### [Exercise instructions]
Give back exactly the lines from the one with "Write the D3.js code for this chart." through the one with "const y = d3.scaleLinear().domain([0, 100]).range([582, 55]);", inclusive, without the images.

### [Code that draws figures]
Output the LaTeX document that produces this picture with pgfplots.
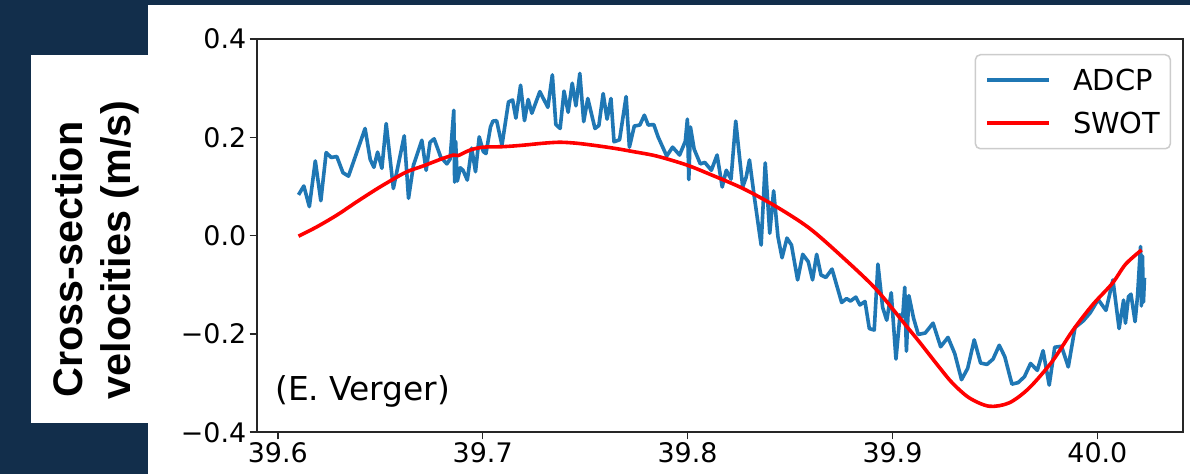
\documentclass[border=0pt]{standalone}
\usepackage{fontspec}
\setmainfont{DejaVu Sans}
\newfontfamily\arialfont{Liberation Sans}
\usepackage{pgfplots}
\usepackage{pgfplotstable}
\pgfplotsset{compat=1.18}
\definecolor{navy}{RGB}{18,46,75}
\definecolor{mplblue}{HTML}{1F77B4}
\definecolor{mplred}{RGB}{255,0,0}

\pgfplotstableread{
x y
39.6101 0.083
39.6127 0.101
39.6154 0.059
39.6183 0.152
39.6210 0.071
39.6236 0.169
39.6261 0.159
39.6288 0.161
39.6318 0.128
39.6345 0.121
39.6426 0.218
39.6451 0.155
39.6469 0.139
39.6487 0.170
39.6508 0.137
39.6529 0.228
39.6564 0.096
39.6617 0.203
39.6638 0.076
39.6662 0.143
39.6703 0.194
39.6724 0.133
39.6743 0.190
39.6763 0.197
39.6795 0.160
39.6825 0.146
39.6841 0.156
39.6859 0.255
39.6863 0.109
39.6868 0.192
39.6876 0.111
39.6891 0.138
39.6904 0.133
39.6925 0.113
39.6946 0.178
39.6965 0.130
39.6983 0.201
39.7003 0.171
39.7016 0.167
39.7038 0.221
39.7050 0.233
39.7068 0.234
39.7094 0.184
39.7126 0.272
39.7146 0.276
39.7162 0.239
39.7185 0.306
39.7204 0.234
39.7222 0.277
39.7240 0.249
39.7279 0.293
39.7318 0.261
39.7340 0.327
39.7357 0.226
39.7378 0.218
39.7397 0.294
39.7417 0.251
39.7437 0.310
39.7455 0.264
39.7474 0.330
39.7493 0.232
39.7513 0.279
39.7548 0.218
39.7567 0.224
39.7588 0.289
39.7607 0.237
39.7626 0.279
39.7641 0.191
39.7668 0.195
39.7700 0.283
39.7716 0.180
39.7740 0.223
39.7767 0.225
39.7789 0.245
39.7808 0.225
39.7835 0.226
39.7856 0.201
39.7898 0.162
39.7927 0.180
39.7961 0.164
39.7989 0.192
39.7999 0.237
39.8006 0.114
39.8014 0.221
39.8032 0.176
39.8062 0.146
39.8084 0.149
39.8116 0.133
39.8144 0.164
39.8169 0.099
39.8189 0.133
39.8212 0.115
39.8235 0.233
39.8269 0.099
39.8286 0.119
39.8302 0.154
39.8325 0.081
39.8359 -0.019
39.8379 0.148
39.8401 0.005
39.8420 0.091
39.8441 -0.002
39.8461 -0.045
39.8485 -0.005
39.8507 -0.019
39.8537 -0.090
39.8562 -0.038
39.8589 -0.053
39.8610 -0.090
39.8630 -0.038
39.8651 -0.080
39.8675 -0.085
39.8705 -0.068
39.8752 -0.136
39.8776 -0.128
39.8795 -0.133
39.8821 -0.125
39.8841 -0.141
39.8866 -0.134
39.8887 -0.189
39.8911 -0.192
39.8929 -0.058
39.8952 -0.146
39.8972 -0.172
39.8994 -0.116
39.9017 -0.251
39.9037 -0.161
39.9050 -0.165
39.9060 -0.105
39.9068 -0.235
39.9080 -0.122
39.9103 -0.168
39.9126 -0.201
39.9160 -0.198
39.9198 -0.178
39.9235 -0.226
39.9271 -0.207
39.9304 -0.240
39.9337 -0.293
39.9367 -0.270
39.9399 -0.212
39.9430 -0.259
39.9461 -0.262
39.9491 -0.251
39.9521 -0.223
39.9548 -0.246
39.9583 -0.302
39.9613 -0.299
39.9644 -0.287
39.9674 -0.260
39.9707 -0.274
39.9735 -0.234
39.9765 -0.304
39.9792 -0.227
39.9825 -0.225
39.9858 -0.267
39.9891 -0.187
39.9932 -0.173
39.9965 -0.157
40.0004 -0.130
40.0042 -0.152
40.0076 -0.090
40.0106 -0.189
40.0128 -0.131
40.0137 -0.178
40.0152 -0.124
40.0164 -0.119
40.0184 -0.175
40.0196 -0.123
40.0206 -0.054
40.0211 -0.022
40.0215 -0.143
40.0220 -0.041
40.0225 -0.135
40.0230 -0.086
}\adcp

\pgfplotstableread{
x y
39.6101 -0.001
39.6191 0.018
39.6289 0.042
39.6386 0.069
39.6483 0.095
39.6564 0.115
39.6630 0.130
39.6711 0.142
39.6792 0.155
39.6857 0.164
39.6881 0.163
39.6938 0.174
39.7003 0.180
39.7100 0.181
39.7198 0.184
39.7295 0.188
39.7377 0.190
39.7458 0.188
39.7556 0.183
39.7653 0.177
39.7734 0.171
39.7848 0.162
39.7994 0.144
39.8108 0.125
39.8270 0.096
39.8433 0.059
39.8595 0.015
39.8757 -0.044
39.8920 -0.109
39.9080 -0.190
39.9131 -0.216
39.9229 -0.268
39.9293 -0.300
39.9375 -0.330
39.9472 -0.347
39.9570 -0.340
39.9667 -0.310
39.9781 -0.255
39.9878 -0.194
39.9976 -0.141
40.0073 -0.097
40.0138 -0.058
40.0216 -0.029
}\swot

\begin{document}
\begin{tikzpicture}
\useasboundingbox (0bp,0bp) rectangle (1190bp,474bp);
\fill[navy] (0bp,0bp) rectangle (1190bp,474bp);
\fill[white] (148bp,0bp) rectangle (1190bp,469bp);
\fill[white] (31bp,51bp) rectangle (148bp,419bp);
\node[rotate=90,anchor=base,inner sep=0pt,font=\arialfont\bfseries\fontsize{41.5}{48}\selectfont] at (82bp,214.5bp) {Cross-section};
\node[rotate=90,anchor=base,inner sep=0pt,font=\arialfont\bfseries\fontsize{41.5}{48}\selectfont] at (130bp,224bp) {velocities (m/s)};
\begin{axis}[
  at={(256.7bp,41.7bp)}, anchor=south west,
  scale only axis, width=926.3bp, height=393.3bp,
  xmin=39.5897, xmax=40.0418, ymin=-0.4, ymax=0.4,
  xtick={39.6,39.7,39.8,39.9,40.0},
  xticklabels={39.6,39.7,39.8,39.9,40.0},
  ytick={-0.4,-0.2,0,0.2,0.4},
  yticklabels={−0.4,−0.2,0.0,0.2,0.4},
  xtick pos=bottom, ytick pos=left,
  tick align=outside, major tick length=7bp,
  every tick/.style={black!85, line width=1.6bp},
  axis line style={black!85, line width=1.8bp},
  tick label style={font=\fontsize{27}{32}\selectfont, black},
  legend style={at={(0.9871,0.9619)}, anchor=north east,
    draw=black!20, rounded corners=5bp, line width=1.5bp,
    font=\fontsize{29}{34}\selectfont, inner xsep=10bp, inner ysep=15bp,
    nodes={inner sep=0pt, text height=21bp, text depth=0bp},
    row sep=22bp, column sep=22bp},
  legend cell align=left,
  legend image code/.code={\draw[#1] (0bp,0bp) -- (62bp,0bp);},
]
\addplot[mplblue, line width=3.6bp, line join=round] table[x=x,y=y] {\adcp};
\addlegendentry{ADCP}
\addplot[mplred, line width=3.6bp, line join=round, smooth, tension=0.5] table[x=x,y=y] {\swot};
\addlegendentry{SWOT}
\node[anchor=base west, inner sep=0pt, font=\fontsize{33}{38}\selectfont] at (rel axis cs:0.0198,0.0821) {(E. Verger)};
\end{axis}
\end{tikzpicture}
\end{document}
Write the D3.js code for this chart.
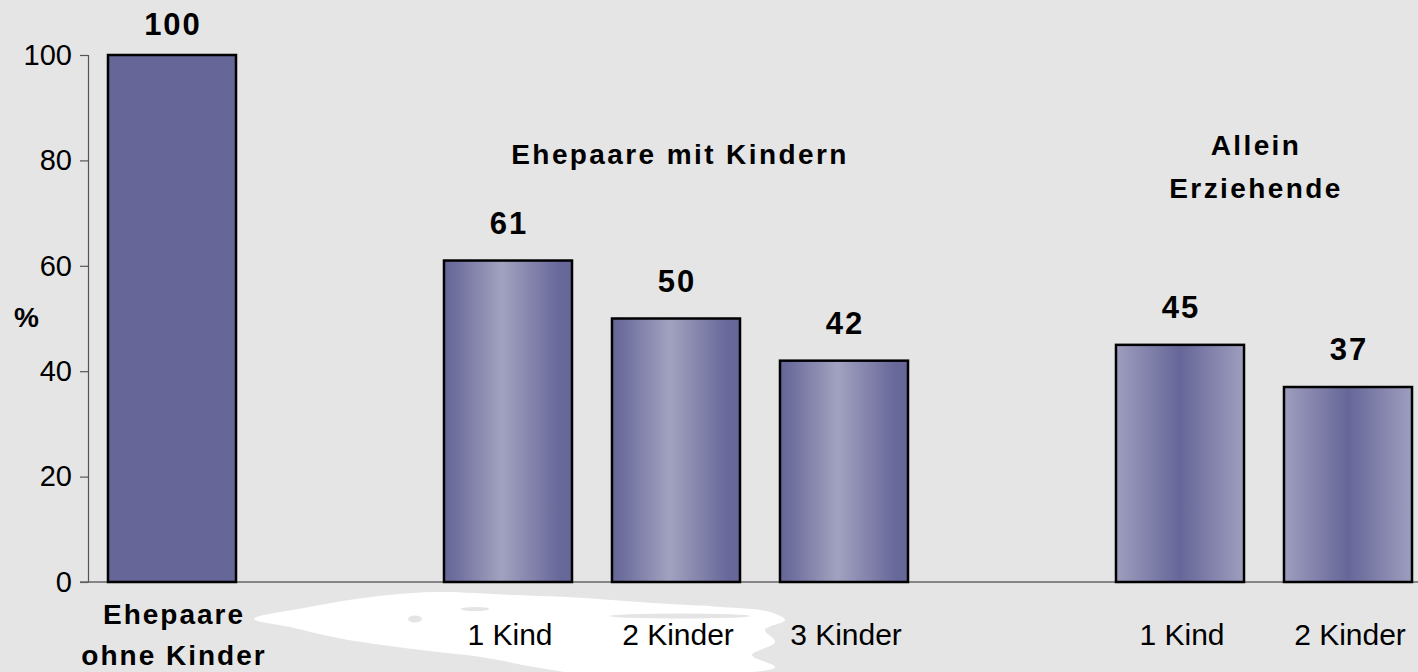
<html>
  <head>
    <title>Ehepaare und Allein Erziehende</title>
    <meta charset="utf-8" />
    <script src="https://cdnjs.cloudflare.com/ajax/libs/d3/7.6.1/d3.min.js"></script>
    <style>
      body { margin: 0; background: #e5e5e5; }
      svg { display: block; font-family: "Liberation Sans", Arial, sans-serif; }
    </style>
  </head>
  <body>
    <svg width="1418" height="672"></svg>
  </body>

  <script>
    // slots of the category axis; the empty ones leave the gaps between groups
    const slots = ["ohne", "gap1", "mk1", "mk2", "mk3", "gap2", "ae1", "ae2"];
    const barKeys = ["ohne", "mk1", "mk2", "mk3", "ae1", "ae2"];
    const barGroups = ["ohne", "mit", "mit", "mit", "allein", "allein"];
    const barLabels = [["Ehepaare", "ohne Kinder"], ["1 Kind"], ["2 Kinder"], ["3 Kinder"], ["1 Kind"], ["2 Kinder"]];
    const values = [100, 61, 50, 42, 45, 37];
    const yTicks = [0, 20, 40, 60, 80, 100];
    const groupKeys = ["mit", "allein"];
    const groupTitles = [["Ehepaare mit Kindern"], ["Allein", "Erziehende"]];

    // rough outline of the white brush stroke under the axis (decoration)
    const splash = [[254, 619], [309, 607], [371, 597], [433, 592], [515, 595], [584, 598], [653, 603],
      [722, 607], [770, 612], [785, 620], [765, 630], [775, 642], [752, 655], [775, 667],
      [700, 675], [600, 676], [540, 668], [481, 657], [429, 651], [343, 639], [290, 627]];
    // grey streaks inside the brush stroke: [cx, cy, rx, ry]
    const streaks = [[415, 619, 7, 3.5], [475, 609, 14, 2], [705, 601, 18, 2.5], [680, 616, 70, 2.5]];

    const bars = barKeys.map((k, i) => ({ key: k, group: barGroups[i], label: barLabels[i], value: values[i] }));

    const svg = d3.select("svg");
    const font = "'Liberation Sans', Arial, sans-serif";

    const x = d3.scaleBand().domain(slots).range([88, 1432]).paddingInner(0.238).paddingOuter(0.119);
    const y = d3.scaleLinear().domain([0, 100]).range([582, 55]);

    // gradients
    const defs = svg.append("defs");
    const g1 = defs.append("linearGradient").attr("id", "gradMit");
    [[0, "#666699"], [0.06, "#6b6b9c"], [0.45, "#a2a2c0"], [0.9, "#68689a"], [1, "#666699"]]
      .forEach(s => g1.append("stop").attr("offset", s[0]).attr("stop-color", s[1]));
    const g2 = defs.append("linearGradient").attr("id", "gradAllein");
    [[0, "#9e9ebe"], [0.5, "#666699"], [1, "#9e9ebe"]]
      .forEach(s => g2.append("stop").attr("offset", s[0]).attr("stop-color", s[1]));
    const fills = { ohne: "#666699", mit: "url(#gradMit)", allein: "url(#gradAllein)" };

    svg.append("path")
      .attr("d", d3.line().curve(d3.curveCatmullRomClosed.alpha(0.5))(splash))
      .attr("fill", "#ffffff");
    svg.selectAll("ellipse.streak")
      .data(streaks)
      .enter()
      .append("ellipse")
      .attr("class", "streak")
      .attr("cx", d => d[0]).attr("cy", d => d[1])
      .attr("rx", d => d[2]).attr("ry", d => d[3])
      .attr("fill", "#e4e4e4");

    // y axis
    const yAxis = d3.axisLeft(y).tickValues(yTicks).tickSize(8).tickPadding(8);
    const ya = svg.append("g").attr("transform", "translate(88,0)").call(yAxis);
    ya.select(".domain").attr("stroke", "#555").attr("stroke-width", 1.2);
    ya.selectAll(".tick line").attr("stroke", "#555").attr("stroke-width", 1.2);
    ya.selectAll(".tick text").attr("font-family", font).attr("font-size", 29).attr("fill", "#000");

    // baseline
    svg.append("line")
      .attr("x1", 80).attr("x2", 1418)
      .attr("y1", y(0)).attr("y2", y(0))
      .attr("stroke", "#666").attr("stroke-width", 1.5);

    svg.append("text")
      .attr("x", 14).attr("y", 327)
      .attr("font-size", 28).attr("font-weight", "bold")
      .text("%");

    // bars
    svg.selectAll("rect.bar")
      .data(bars)
      .enter()
      .append("rect")
      .attr("class", "bar")
      .attr("x", d => x(d.key))
      .attr("width", x.bandwidth())
      .attr("y", d => y(d.value))
      .attr("height", d => y(0) - y(d.value))
      .attr("fill", d => fills[d.group])
      .attr("stroke", "#000")
      .attr("stroke-width", 2.5);

    // value labels
    svg.selectAll("text.value")
      .data(bars)
      .enter()
      .append("text")
      .attr("class", "value")
      .attr("x", d => x(d.key) + x.bandwidth() / 2 + 1)
      .attr("y", d => Math.max(y(d.value) - 27, 35))
      .attr("text-anchor", "middle")
      .attr("font-size", 31)
      .attr("font-weight", "bold")
      .attr("letter-spacing", 2)
      .text(d => d.value);

    // category labels
    const cat = svg.selectAll("text.cat")
      .data(bars)
      .enter()
      .append("text")
      .attr("class", "cat")
      .attr("text-anchor", "middle")
      .attr("font-size", d => d.group === "ohne" ? 28 : 30)
      .attr("font-weight", d => d.group === "ohne" ? "bold" : "normal")
      .attr("letter-spacing", d => d.group === "ohne" ? 2 : 0);
    cat.selectAll("tspan")
      .data(d => d.label.map(t => ({ t, d })))
      .enter()
      .append("tspan")
      .attr("x", o => x(o.d.key) + x.bandwidth() / 2 + 2)
      .attr("y", (o, i) => o.d.group === "ohne" ? 624 + i * 41 : 645)
      .text(o => o.t);

    // group titles
    groupKeys.forEach((gk, gi) => {
      const members = bars.filter(b => b.group === gk);
      const cx = d3.mean(members, b => x(b.key) + x.bandwidth() / 2);
      const lines = groupTitles[gi];
      const top = lines.length > 1 ? 155 : 164;
      const t = svg.append("text")
        .attr("text-anchor", "middle")
        .attr("font-size", 28)
        .attr("font-weight", "bold")
        .attr("letter-spacing", 2.4);
      lines.forEach((line, li) => {
        t.append("tspan")
          .attr("x", cx + (lines.length > 1 ? -8 : 4))
          .attr("y", top + li * 43)
          .text(line);
      });
    });
  </script>
</html>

### [Written solution]
Write the D3.js code for this chart.
<html>
  <head>
    <title>Ehepaare und Allein Erziehende</title>
    <meta charset="utf-8" />
    <script src="https://cdnjs.cloudflare.com/ajax/libs/d3/7.6.1/d3.min.js"></script>
    <style>
      body { margin: 0; background: #e5e5e5; }
      svg { display: block; font-family: "Liberation Sans", Arial, sans-serif; }
    </style>
  </head>
  <body>
    <svg width="1418" height="672"></svg>
  </body>

  <script>
    // slots of the category axis; the empty ones leave the gaps between groups
    const slots = ["ohne", "gap1", "mk1", "mk2", "mk3", "gap2", "ae1", "ae2"];
    const barKeys = ["ohne", "mk1", "mk2", "mk3", "ae1", "ae2"];
    const barGroups = ["ohne", "mit", "mit", "mit", "allein", "allein"];
    const barLabels = [["Ehepaare", "ohne Kinder"], ["1 Kind"], ["2 Kinder"], ["3 Kinder"], ["1 Kind"], ["2 Kinder"]];
    const values = [100, 61, 50, 42, 45, 37];
    const yTicks = [0, 20, 40, 60, 80, 100];
    const groupKeys = ["mit", "allein"];
    const groupTitles = [["Ehepaare mit Kindern"], ["Allein", "Erziehende"]];

    // rough outline of the white brush stroke under the axis (decoration)
    const splash = [[254, 619], [309, 607], [371, 597], [433, 592], [515, 595], [584, 598], [653, 603],
      [722, 607], [770, 612], [785, 620], [765, 630], [775, 642], [752, 655], [775, 667],
      [700, 675], [600, 676], [540, 668], [481, 657], [429, 651], [343, 639], [290, 627]];
    // grey streaks inside the brush stroke: [cx, cy, rx, ry]
    const streaks = [[415, 619, 7, 3.5], [475, 609, 14, 2], [705, 601, 18, 2.5], [680, 616, 70, 2.5]];

    const bars = barKeys.map((k, i) => ({ key: k, group: barGroups[i], label: barLabels[i], value: values[i] }));

    const svg = d3.select("svg");
    const font = "'Liberation Sans', Arial, sans-serif";

    const x = d3.scaleBand().domain(slots).range([88, 1432]).paddingInner(0.238).paddingOuter(0.119);
    const y = d3.scaleLinear().domain([0, 100]).range([582, 55]);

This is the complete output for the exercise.